Problem statement =>
Write out every line of the material as it stands, apart from the pictures.
>> START Given material
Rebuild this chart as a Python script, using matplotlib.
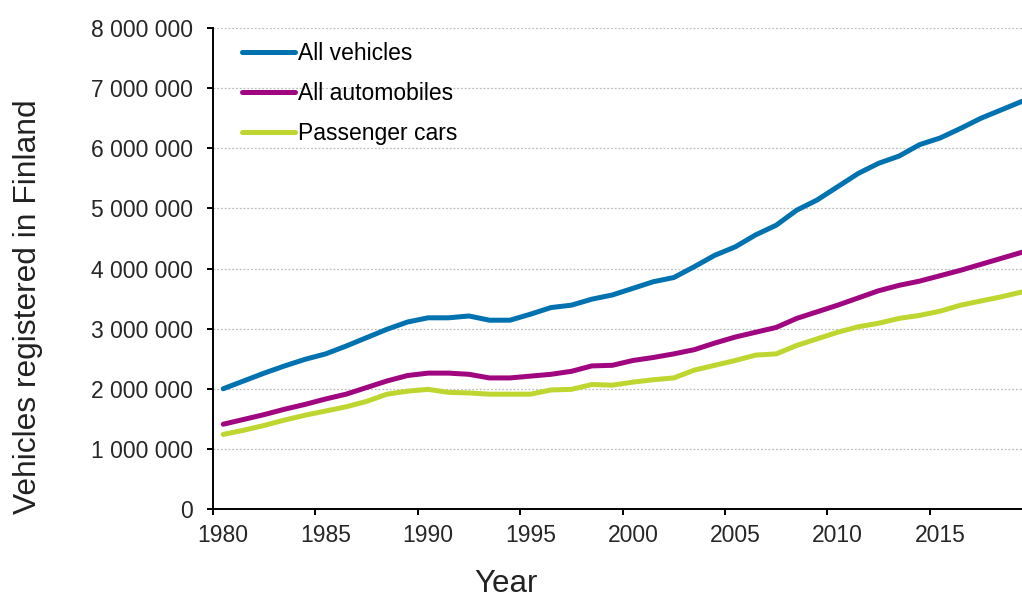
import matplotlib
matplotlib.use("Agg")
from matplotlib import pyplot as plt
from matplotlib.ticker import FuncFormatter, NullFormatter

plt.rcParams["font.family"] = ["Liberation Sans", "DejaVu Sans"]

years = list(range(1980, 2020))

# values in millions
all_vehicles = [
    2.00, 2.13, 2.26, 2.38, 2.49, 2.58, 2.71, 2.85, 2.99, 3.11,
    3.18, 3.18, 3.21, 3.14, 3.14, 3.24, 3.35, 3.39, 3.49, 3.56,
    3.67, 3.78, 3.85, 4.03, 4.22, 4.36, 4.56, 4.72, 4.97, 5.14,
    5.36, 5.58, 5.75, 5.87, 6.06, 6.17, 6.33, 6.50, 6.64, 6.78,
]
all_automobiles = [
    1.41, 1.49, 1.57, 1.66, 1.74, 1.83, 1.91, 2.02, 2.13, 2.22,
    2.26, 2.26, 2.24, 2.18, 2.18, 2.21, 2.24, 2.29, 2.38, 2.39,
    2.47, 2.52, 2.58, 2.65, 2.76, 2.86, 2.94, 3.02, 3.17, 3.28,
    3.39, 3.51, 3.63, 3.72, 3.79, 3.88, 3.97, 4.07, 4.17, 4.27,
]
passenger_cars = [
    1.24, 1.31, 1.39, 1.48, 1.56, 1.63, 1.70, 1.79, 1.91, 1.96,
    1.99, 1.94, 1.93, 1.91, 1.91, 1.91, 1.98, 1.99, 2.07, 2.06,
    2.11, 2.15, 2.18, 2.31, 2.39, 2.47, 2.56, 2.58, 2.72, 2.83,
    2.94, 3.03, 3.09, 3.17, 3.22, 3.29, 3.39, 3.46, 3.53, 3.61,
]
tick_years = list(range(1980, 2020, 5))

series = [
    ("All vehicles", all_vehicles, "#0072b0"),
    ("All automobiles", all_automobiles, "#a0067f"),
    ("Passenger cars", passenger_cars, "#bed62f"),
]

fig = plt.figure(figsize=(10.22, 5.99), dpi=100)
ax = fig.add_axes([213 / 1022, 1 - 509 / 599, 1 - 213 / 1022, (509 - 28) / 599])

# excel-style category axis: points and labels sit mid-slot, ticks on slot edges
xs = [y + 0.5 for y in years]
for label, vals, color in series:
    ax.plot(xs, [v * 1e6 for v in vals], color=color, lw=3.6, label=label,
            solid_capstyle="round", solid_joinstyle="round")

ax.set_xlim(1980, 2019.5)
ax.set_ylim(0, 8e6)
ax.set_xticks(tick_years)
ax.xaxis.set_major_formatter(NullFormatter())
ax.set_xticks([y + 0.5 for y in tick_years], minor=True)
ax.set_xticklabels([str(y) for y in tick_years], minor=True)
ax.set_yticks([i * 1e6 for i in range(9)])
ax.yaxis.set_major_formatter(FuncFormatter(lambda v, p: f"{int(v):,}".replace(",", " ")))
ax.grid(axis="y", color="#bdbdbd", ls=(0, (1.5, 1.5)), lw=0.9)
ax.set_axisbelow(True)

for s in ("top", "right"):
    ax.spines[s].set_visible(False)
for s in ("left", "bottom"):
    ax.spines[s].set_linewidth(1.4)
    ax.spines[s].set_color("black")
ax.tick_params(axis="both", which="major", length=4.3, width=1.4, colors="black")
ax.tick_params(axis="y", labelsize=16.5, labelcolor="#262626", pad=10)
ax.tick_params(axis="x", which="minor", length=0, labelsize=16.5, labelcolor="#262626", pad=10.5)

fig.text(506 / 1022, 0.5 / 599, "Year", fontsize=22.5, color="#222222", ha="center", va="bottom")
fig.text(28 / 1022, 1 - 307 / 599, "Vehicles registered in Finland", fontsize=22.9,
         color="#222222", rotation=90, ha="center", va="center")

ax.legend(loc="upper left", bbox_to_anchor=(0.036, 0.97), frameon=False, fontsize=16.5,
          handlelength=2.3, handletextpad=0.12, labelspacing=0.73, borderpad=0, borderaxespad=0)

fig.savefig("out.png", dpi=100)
>> END Given material
Solution for this task =>
Rebuild this chart as a Python script, using matplotlib.
import matplotlib
matplotlib.use("Agg")
from matplotlib import pyplot as plt
from matplotlib.ticker import FuncFormatter, NullFormatter

plt.rcParams["font.family"] = ["Liberation Sans", "DejaVu Sans"]

years = list(range(1980, 2020))

# values in millions
all_vehicles = [
    2.00, 2.13, 2.26, 2.38, 2.49, 2.58, 2.71, 2.85, 2.99, 3.11,
    3.18, 3.18, 3.21, 3.14, 3.14, 3.24, 3.35, 3.39, 3.49, 3.56,
    3.67, 3.78, 3.85, 4.03, 4.22, 4.36, 4.56, 4.72, 4.97, 5.14,
    5.36, 5.58, 5.75, 5.87, 6.06, 6.17, 6.33, 6.50, 6.64, 6.78,
]
all_automobiles = [
    1.41, 1.49, 1.57, 1.66, 1.74, 1.83, 1.91, 2.02, 2.13, 2.22,
    2.26, 2.26, 2.24, 2.18, 2.18, 2.21, 2.24, 2.29, 2.38, 2.39,
    2.47, 2.52, 2.58, 2.65, 2.76, 2.86, 2.94, 3.02, 3.17, 3.28,
    3.39, 3.51, 3.63, 3.72, 3.79, 3.88, 3.97, 4.07, 4.17, 4.27,
]
passenger_cars = [
    1.24, 1.31, 1.39, 1.48, 1.56, 1.63, 1.70, 1.79, 1.91, 1.96,
    1.99, 1.94, 1.93, 1.91, 1.91, 1.91, 1.98, 1.99, 2.07, 2.06,
    2.11, 2.15, 2.18, 2.31, 2.39, 2.47, 2.56, 2.58, 2.72, 2.83,
    2.94, 3.03, 3.09, 3.17, 3.22, 3.29, 3.39, 3.46, 3.53, 3.61,
]
tick_years = list(range(1980, 2020, 5))

series = [
    ("All vehicles", all_vehicles, "#0072b0"),
    ("All automobiles", all_automobiles, "#a0067f"),
    ("Passenger cars", passenger_cars, "#bed62f"),
]

fig = plt.figure(figsize=(10.22, 5.99), dpi=100)
ax = fig.add_axes([213 / 1022, 1 - 509 / 599, 1 - 213 / 1022, (509 - 28) / 599])

# excel-style category axis: points and labels sit mid-slot, ticks on slot edges
xs = [y + 0.5 for y in years]
for label, vals, color in series:
    ax.plot(xs, [v * 1e6 for v in vals], color=color, lw=3.6, label=label,
            solid_capstyle="round", solid_joinstyle="round")

ax.set_xlim(1980, 2019.5)
ax.set_ylim(0, 8e6)
ax.set_xticks(tick_years)
ax.xaxis.set_major_formatter(NullFormatter())
ax.set_xticks([y + 0.5 for y in tick_years], minor=True)
ax.set_xticklabels([str(y) for y in tick_years], minor=True)
ax.set_yticks([i * 1e6 for i in range(9)])
ax.yaxis.set_major_formatter(FuncFormatter(lambda v, p: f"{int(v):,}".replace(",", " ")))
ax.grid(axis="y", color="#bdbdbd", ls=(0, (1.5, 1.5)), lw=0.9)
ax.set_axisbelow(True)

for s in ("top", "right"):
    ax.spines[s].set_visible(False)
for s in ("left", "bottom"):
    ax.spines[s].set_linewidth(1.4)
    ax.spines[s].set_color("black")
ax.tick_params(axis="both", which="major", length=4.3, width=1.4, colors="black")
ax.tick_params(axis="y", labelsize=16.5, labelcolor="#262626", pad=10)
ax.tick_params(axis="x", which="minor", length=0, labelsize=16.5, labelcolor="#262626", pad=10.5)

fig.text(506 / 1022, 0.5 / 599, "Year", fontsize=22.5, color="#222222", ha="center", va="bottom")
fig.text(28 / 1022, 1 - 307 / 599, "Vehicles registered in Finland", fontsize=22.9,
         color="#222222", rotation=90, ha="center", va="center")

ax.legend(loc="upper left", bbox_to_anchor=(0.036, 0.97), frameon=False, fontsize=16.5,
          handlelength=2.3, handletextpad=0.12, labelspacing=0.73, borderpad=0, borderaxespad=0)

fig.savefig("out.png", dpi=100)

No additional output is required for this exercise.